**THE TASK**:
Identify and reproduce every line holding the string "that".

Start of RECORDED INFORMATION

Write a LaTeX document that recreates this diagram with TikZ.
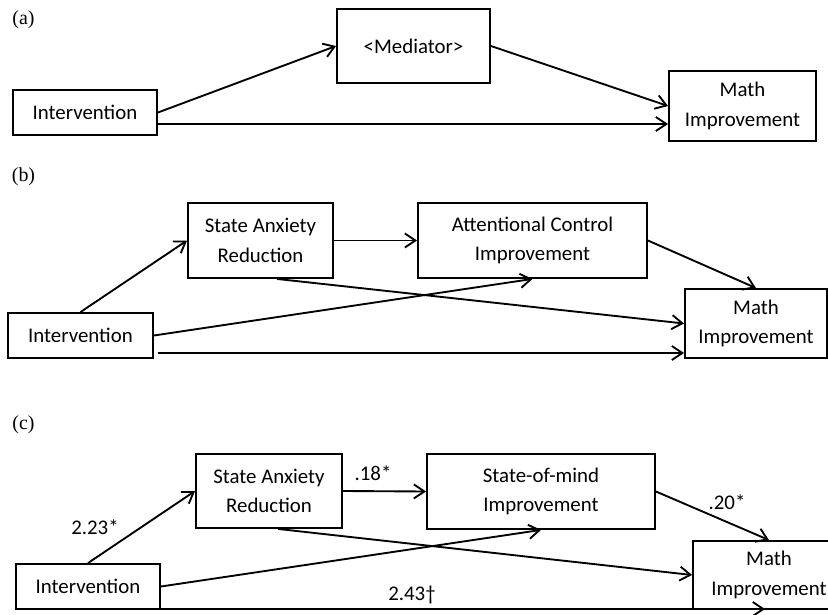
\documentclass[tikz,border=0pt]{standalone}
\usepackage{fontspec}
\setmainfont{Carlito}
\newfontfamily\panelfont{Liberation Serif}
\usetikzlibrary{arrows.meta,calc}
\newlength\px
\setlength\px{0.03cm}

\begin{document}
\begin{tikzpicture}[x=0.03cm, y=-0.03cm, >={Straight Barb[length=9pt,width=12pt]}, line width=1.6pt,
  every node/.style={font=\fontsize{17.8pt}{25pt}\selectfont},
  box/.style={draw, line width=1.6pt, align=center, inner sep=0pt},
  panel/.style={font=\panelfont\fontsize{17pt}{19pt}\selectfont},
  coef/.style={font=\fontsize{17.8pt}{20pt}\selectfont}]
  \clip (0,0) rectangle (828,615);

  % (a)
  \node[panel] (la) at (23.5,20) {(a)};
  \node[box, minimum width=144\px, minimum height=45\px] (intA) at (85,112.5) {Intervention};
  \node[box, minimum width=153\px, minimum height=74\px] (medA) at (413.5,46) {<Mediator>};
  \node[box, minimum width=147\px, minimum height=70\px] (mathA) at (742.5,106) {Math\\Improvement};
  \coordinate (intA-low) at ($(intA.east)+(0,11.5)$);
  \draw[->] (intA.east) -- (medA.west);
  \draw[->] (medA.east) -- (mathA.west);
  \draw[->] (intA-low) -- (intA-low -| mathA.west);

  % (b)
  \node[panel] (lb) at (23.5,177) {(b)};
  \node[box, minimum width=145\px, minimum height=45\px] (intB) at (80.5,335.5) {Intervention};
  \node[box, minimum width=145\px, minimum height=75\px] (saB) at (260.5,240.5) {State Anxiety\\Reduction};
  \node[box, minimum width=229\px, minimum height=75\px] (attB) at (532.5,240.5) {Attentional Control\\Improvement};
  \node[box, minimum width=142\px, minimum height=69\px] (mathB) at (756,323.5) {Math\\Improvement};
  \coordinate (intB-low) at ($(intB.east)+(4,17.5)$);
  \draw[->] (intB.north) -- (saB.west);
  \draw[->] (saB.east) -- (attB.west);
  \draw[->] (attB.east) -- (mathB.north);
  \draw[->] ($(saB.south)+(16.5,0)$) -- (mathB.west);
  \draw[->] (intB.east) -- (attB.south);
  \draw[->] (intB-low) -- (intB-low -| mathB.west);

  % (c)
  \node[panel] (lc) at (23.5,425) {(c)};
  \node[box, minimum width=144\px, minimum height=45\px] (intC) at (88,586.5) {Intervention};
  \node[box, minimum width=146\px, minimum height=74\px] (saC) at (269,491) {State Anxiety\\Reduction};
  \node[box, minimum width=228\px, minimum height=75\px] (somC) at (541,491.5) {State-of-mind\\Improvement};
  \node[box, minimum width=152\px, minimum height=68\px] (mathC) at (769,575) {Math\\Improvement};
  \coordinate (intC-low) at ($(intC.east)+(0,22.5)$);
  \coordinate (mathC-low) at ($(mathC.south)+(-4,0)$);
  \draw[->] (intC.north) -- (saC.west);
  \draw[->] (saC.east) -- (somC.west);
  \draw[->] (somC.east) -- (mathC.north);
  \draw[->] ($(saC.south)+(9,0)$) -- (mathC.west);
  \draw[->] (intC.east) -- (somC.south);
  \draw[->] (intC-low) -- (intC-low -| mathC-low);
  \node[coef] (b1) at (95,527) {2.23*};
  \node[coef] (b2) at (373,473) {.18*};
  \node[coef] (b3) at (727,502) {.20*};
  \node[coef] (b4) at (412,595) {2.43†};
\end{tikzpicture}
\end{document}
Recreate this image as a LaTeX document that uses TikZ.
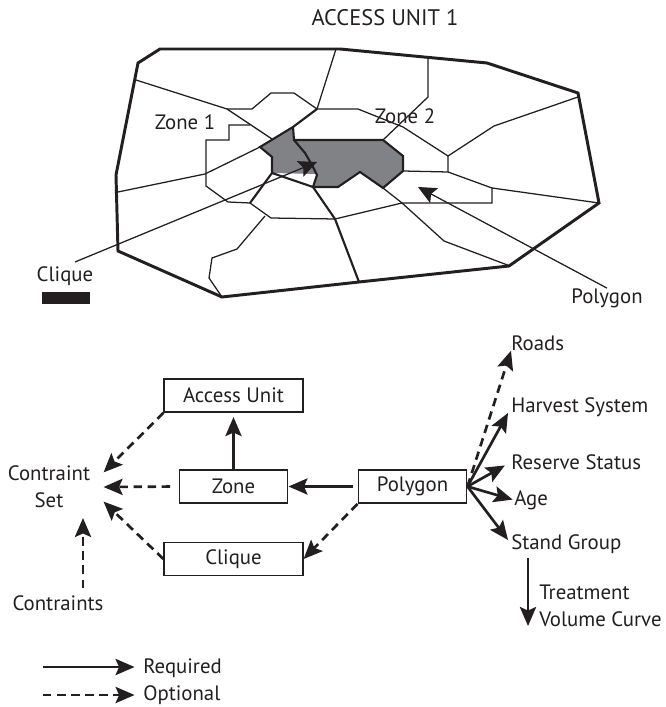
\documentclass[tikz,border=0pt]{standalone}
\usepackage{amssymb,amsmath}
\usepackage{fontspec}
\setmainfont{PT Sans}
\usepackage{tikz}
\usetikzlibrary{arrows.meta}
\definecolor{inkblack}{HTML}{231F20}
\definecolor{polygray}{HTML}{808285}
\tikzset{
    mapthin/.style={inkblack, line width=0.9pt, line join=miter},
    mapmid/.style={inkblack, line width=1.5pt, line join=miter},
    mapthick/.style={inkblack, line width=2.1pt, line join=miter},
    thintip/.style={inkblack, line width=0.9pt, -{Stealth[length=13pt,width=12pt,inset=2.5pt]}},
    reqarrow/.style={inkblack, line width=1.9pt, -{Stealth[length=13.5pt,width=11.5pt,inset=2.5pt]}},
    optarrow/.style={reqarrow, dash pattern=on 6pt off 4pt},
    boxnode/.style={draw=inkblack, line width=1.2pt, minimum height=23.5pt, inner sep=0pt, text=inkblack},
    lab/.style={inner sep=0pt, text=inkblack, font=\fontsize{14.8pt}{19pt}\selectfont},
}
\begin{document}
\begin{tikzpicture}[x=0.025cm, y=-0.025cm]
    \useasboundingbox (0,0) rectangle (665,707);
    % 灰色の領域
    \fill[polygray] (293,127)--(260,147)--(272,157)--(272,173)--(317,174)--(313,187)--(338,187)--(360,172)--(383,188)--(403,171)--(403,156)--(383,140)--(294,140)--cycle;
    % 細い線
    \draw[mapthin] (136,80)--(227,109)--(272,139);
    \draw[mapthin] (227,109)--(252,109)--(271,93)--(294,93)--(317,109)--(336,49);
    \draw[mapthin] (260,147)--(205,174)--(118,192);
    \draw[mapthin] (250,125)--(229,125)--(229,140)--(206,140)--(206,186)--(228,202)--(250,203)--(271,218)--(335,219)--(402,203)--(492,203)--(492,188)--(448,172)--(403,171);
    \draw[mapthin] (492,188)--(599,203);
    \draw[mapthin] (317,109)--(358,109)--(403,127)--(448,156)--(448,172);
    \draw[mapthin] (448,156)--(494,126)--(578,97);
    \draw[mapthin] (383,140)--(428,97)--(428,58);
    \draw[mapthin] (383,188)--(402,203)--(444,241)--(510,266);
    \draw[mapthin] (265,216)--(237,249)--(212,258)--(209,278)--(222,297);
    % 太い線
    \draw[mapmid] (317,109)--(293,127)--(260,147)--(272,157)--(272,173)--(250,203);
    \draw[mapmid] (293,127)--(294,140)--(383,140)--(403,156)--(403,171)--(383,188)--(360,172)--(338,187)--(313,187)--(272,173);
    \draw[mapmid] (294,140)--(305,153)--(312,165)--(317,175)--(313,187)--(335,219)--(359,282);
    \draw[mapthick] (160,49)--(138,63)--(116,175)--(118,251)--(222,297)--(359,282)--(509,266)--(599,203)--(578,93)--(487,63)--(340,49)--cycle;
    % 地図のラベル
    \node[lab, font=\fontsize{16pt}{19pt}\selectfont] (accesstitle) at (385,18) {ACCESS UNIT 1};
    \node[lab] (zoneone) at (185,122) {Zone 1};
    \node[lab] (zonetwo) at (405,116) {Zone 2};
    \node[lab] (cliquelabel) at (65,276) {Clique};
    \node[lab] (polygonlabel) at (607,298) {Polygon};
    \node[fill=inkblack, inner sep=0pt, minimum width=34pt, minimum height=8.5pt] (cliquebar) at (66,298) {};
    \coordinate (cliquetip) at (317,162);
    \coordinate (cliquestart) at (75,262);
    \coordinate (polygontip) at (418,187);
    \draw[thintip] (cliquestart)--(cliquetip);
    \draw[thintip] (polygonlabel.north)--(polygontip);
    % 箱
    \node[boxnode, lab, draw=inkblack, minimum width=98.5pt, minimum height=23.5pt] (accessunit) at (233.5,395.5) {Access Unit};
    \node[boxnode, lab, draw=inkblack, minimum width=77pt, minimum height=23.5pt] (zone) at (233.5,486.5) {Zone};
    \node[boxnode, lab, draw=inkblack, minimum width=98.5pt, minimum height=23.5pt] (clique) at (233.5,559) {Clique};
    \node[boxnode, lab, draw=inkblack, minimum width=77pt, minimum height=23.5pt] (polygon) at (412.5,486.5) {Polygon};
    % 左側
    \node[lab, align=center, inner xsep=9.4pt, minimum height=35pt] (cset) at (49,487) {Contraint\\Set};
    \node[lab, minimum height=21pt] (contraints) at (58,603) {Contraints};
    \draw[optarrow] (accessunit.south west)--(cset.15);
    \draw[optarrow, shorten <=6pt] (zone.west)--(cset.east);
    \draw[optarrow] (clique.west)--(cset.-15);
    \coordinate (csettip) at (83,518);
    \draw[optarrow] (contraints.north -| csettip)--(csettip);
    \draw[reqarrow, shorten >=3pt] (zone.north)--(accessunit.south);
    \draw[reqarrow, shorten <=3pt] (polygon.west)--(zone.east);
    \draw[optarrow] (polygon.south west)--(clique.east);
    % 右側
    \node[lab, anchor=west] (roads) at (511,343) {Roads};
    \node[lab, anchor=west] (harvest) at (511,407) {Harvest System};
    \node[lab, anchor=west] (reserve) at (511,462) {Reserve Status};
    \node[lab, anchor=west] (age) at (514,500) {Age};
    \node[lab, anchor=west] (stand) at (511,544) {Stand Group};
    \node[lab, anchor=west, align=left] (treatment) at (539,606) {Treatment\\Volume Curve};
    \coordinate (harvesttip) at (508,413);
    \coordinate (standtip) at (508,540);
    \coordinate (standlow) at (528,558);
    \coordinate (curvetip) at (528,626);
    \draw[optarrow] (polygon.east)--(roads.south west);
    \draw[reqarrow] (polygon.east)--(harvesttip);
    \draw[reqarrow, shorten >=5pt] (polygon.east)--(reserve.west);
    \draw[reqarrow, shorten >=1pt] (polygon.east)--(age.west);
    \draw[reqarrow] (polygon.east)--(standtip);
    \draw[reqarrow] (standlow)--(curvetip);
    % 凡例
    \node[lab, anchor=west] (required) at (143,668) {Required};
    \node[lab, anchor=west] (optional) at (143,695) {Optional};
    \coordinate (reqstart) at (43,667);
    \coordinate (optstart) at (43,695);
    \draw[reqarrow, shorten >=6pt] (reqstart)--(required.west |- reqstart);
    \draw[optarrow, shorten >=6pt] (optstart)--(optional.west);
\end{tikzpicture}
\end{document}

End of RECORDED INFORMATION

**RESPONSE BELOW**:
Write a LaTeX document that recreates this diagram with TikZ.
Recreate this image as a LaTeX document that uses TikZ.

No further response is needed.